Available data:

-- start --

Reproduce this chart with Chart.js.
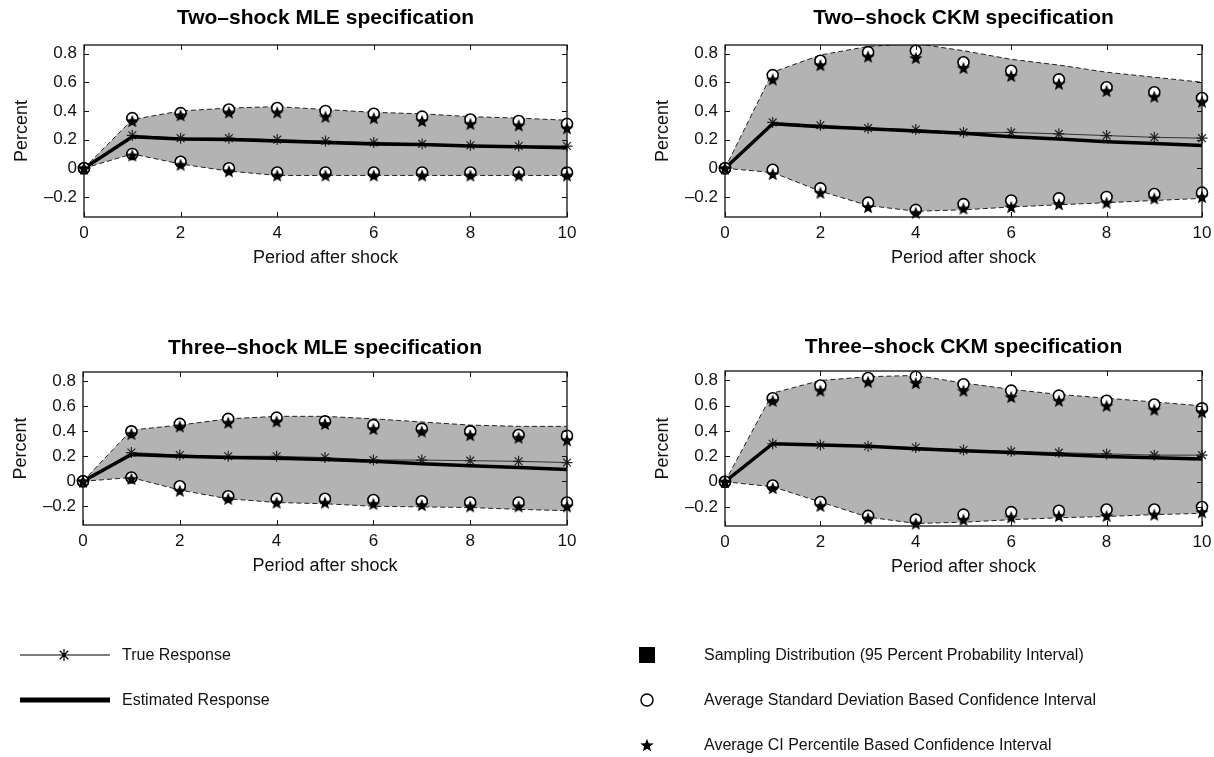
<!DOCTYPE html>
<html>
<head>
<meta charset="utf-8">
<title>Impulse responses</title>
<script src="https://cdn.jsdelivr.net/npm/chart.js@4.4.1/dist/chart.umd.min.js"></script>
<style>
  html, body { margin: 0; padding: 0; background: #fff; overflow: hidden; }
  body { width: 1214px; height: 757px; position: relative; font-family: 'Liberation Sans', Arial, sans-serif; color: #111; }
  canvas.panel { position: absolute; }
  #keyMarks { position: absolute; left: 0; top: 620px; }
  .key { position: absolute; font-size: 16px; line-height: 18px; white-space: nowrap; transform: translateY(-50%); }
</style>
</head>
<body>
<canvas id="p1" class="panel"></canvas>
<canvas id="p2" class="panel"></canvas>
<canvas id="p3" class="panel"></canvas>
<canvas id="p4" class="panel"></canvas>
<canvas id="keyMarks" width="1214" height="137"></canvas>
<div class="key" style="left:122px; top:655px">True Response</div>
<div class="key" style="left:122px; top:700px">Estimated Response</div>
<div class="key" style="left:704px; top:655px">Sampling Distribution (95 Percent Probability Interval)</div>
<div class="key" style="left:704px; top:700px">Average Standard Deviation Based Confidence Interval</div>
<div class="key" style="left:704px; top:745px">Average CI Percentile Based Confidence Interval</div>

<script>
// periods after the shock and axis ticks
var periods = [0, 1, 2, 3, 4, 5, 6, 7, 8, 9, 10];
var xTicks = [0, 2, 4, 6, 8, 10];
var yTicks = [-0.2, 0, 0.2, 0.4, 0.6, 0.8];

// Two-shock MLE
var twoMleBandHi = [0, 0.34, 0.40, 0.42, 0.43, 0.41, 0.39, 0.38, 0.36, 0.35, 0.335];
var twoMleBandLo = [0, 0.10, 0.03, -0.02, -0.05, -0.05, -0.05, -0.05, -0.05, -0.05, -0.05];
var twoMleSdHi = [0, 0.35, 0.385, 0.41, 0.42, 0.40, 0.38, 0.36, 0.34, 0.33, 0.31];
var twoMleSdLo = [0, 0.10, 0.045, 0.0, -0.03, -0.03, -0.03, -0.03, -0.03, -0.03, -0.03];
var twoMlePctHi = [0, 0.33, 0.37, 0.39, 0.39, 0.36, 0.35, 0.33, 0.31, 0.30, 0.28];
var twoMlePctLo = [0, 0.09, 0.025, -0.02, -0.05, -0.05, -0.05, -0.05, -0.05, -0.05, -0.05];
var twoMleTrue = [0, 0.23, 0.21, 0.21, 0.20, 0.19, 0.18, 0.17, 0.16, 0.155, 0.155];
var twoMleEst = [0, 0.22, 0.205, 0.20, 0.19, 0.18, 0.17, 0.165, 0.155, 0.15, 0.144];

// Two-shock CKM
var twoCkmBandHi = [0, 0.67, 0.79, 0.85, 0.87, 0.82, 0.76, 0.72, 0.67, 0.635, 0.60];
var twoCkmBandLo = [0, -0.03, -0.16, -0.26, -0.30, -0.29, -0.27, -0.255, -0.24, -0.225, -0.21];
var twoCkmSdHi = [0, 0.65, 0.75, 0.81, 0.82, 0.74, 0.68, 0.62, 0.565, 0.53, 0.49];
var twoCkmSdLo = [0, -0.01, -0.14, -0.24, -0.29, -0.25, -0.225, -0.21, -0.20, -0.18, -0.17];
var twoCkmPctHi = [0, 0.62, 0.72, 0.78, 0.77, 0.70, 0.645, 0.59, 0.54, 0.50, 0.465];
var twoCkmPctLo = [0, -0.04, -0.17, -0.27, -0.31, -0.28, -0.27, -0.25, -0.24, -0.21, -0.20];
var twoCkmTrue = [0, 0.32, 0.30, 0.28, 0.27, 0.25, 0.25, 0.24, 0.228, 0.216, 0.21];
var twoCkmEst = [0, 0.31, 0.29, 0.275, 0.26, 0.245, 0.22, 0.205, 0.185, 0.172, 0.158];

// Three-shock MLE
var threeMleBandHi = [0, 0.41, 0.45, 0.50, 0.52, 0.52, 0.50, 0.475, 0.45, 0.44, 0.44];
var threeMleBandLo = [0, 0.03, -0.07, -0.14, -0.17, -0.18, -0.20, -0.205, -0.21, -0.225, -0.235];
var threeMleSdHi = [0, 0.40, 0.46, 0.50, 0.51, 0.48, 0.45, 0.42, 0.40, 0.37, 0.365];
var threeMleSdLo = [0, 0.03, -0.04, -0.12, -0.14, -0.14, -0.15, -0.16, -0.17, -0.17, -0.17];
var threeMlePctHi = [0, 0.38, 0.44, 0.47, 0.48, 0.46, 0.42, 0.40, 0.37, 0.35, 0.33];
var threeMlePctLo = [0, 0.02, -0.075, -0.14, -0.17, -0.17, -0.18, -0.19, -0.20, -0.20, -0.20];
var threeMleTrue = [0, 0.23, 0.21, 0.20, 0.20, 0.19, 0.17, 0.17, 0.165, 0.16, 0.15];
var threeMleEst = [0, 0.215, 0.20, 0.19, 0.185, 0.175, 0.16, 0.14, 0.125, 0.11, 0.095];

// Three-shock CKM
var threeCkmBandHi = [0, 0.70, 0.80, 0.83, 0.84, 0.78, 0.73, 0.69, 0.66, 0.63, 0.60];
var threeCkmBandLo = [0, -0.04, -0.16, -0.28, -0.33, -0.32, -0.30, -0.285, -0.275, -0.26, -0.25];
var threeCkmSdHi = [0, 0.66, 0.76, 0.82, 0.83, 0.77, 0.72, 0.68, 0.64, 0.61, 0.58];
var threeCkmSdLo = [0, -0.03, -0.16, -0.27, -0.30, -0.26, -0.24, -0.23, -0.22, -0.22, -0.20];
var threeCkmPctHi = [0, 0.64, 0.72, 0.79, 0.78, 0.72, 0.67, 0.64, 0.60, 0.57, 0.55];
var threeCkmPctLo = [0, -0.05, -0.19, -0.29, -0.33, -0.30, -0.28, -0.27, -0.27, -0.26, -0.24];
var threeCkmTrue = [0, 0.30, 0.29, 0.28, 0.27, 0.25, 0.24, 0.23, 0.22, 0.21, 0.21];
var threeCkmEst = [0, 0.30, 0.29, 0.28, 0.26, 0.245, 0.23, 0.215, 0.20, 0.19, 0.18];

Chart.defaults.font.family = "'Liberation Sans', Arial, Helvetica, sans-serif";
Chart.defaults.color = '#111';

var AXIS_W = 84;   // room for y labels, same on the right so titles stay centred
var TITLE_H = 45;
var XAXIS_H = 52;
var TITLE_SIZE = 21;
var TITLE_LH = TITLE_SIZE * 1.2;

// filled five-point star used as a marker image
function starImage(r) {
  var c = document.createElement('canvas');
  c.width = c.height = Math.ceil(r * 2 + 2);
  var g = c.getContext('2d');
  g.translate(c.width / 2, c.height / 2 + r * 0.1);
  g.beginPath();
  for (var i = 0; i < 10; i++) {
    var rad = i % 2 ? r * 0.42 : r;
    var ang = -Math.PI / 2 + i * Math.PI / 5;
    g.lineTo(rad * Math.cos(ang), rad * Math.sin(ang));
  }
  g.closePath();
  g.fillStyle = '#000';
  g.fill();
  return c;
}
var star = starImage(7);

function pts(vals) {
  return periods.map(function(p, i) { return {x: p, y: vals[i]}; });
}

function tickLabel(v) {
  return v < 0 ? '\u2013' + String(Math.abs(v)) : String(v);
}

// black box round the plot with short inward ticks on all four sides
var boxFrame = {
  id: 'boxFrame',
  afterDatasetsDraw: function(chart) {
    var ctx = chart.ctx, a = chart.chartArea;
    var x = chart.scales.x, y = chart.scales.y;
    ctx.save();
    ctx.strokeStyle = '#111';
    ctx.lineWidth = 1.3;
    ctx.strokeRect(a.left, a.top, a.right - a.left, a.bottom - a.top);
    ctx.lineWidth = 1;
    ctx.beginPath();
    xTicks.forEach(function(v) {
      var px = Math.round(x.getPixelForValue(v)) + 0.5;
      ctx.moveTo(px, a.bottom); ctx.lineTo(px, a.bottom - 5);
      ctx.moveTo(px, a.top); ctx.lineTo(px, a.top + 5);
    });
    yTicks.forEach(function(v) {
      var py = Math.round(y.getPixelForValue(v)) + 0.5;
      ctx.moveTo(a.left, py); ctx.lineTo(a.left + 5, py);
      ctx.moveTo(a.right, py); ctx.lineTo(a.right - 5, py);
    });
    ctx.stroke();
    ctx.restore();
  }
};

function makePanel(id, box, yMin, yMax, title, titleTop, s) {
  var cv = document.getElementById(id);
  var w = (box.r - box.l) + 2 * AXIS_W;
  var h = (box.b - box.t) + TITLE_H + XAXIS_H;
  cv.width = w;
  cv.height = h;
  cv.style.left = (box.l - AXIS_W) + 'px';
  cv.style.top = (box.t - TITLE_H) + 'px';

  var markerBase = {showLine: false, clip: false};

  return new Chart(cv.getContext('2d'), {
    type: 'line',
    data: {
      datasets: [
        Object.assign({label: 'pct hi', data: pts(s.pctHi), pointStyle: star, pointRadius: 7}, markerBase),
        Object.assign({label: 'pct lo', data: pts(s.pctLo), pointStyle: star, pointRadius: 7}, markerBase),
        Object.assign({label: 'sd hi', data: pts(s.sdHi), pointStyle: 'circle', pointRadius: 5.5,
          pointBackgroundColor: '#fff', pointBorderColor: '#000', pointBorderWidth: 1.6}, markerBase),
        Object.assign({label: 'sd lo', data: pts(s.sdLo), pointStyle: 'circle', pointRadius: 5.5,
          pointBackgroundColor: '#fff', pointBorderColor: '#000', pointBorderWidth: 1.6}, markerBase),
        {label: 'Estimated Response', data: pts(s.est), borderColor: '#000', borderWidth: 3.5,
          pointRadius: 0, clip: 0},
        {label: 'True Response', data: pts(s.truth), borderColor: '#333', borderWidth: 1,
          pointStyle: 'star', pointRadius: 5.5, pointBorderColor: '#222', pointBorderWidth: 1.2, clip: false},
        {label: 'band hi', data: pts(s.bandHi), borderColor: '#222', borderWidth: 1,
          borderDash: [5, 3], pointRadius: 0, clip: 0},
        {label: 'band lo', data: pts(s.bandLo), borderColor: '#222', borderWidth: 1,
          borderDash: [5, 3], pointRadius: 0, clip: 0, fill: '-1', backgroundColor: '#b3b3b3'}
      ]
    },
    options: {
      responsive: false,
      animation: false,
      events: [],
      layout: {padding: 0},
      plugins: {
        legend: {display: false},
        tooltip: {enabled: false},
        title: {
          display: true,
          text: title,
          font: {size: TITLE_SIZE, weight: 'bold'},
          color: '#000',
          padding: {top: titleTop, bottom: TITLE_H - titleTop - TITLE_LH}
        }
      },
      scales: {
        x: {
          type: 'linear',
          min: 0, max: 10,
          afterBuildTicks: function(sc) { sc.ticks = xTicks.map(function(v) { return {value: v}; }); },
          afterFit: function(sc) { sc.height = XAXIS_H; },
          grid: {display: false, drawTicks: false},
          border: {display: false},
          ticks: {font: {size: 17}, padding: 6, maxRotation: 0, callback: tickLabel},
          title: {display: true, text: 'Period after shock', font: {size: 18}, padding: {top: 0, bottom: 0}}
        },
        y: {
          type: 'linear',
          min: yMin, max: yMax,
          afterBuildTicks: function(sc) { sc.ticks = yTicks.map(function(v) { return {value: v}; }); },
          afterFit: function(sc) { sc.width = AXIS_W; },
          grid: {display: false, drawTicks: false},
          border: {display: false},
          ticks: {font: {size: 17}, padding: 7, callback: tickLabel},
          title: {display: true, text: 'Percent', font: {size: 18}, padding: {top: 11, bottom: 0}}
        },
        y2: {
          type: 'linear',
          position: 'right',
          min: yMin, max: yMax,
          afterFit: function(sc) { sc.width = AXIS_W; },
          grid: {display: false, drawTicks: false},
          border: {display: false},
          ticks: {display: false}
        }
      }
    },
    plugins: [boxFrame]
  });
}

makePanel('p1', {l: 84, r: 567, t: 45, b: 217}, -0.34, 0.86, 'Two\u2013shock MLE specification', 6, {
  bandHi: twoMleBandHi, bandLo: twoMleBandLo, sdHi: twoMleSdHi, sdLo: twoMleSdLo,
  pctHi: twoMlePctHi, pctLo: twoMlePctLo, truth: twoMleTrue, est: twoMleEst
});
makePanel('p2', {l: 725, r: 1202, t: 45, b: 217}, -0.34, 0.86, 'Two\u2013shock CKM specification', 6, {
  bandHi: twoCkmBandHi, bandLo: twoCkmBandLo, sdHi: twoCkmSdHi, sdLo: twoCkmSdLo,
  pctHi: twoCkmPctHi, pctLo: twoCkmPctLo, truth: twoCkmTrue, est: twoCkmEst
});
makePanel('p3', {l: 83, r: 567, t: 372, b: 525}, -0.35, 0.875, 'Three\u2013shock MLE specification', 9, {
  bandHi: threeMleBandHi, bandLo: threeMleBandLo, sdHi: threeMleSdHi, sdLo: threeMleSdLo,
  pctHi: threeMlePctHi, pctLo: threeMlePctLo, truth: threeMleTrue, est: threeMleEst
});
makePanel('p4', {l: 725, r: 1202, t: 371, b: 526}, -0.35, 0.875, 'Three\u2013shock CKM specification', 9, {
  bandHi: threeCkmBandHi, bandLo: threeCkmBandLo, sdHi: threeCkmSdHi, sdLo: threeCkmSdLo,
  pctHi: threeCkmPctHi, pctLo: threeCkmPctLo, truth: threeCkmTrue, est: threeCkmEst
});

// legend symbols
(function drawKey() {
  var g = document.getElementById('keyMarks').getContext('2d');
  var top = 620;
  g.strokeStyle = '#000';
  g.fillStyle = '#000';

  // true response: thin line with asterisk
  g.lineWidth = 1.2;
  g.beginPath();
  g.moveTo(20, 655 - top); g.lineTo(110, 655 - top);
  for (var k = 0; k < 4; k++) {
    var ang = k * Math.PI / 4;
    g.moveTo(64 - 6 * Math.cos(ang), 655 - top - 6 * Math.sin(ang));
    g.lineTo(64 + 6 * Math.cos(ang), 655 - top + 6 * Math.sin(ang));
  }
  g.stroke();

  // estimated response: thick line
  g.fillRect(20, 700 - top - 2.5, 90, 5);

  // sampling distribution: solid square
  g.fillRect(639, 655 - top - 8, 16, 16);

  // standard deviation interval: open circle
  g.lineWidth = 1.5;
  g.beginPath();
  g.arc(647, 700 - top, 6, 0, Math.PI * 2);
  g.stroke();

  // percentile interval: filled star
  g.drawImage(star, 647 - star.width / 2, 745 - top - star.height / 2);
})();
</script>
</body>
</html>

-- end --

What is expected: Tally every line of the data that holds the word "with" and write the count alone.

The reply: 3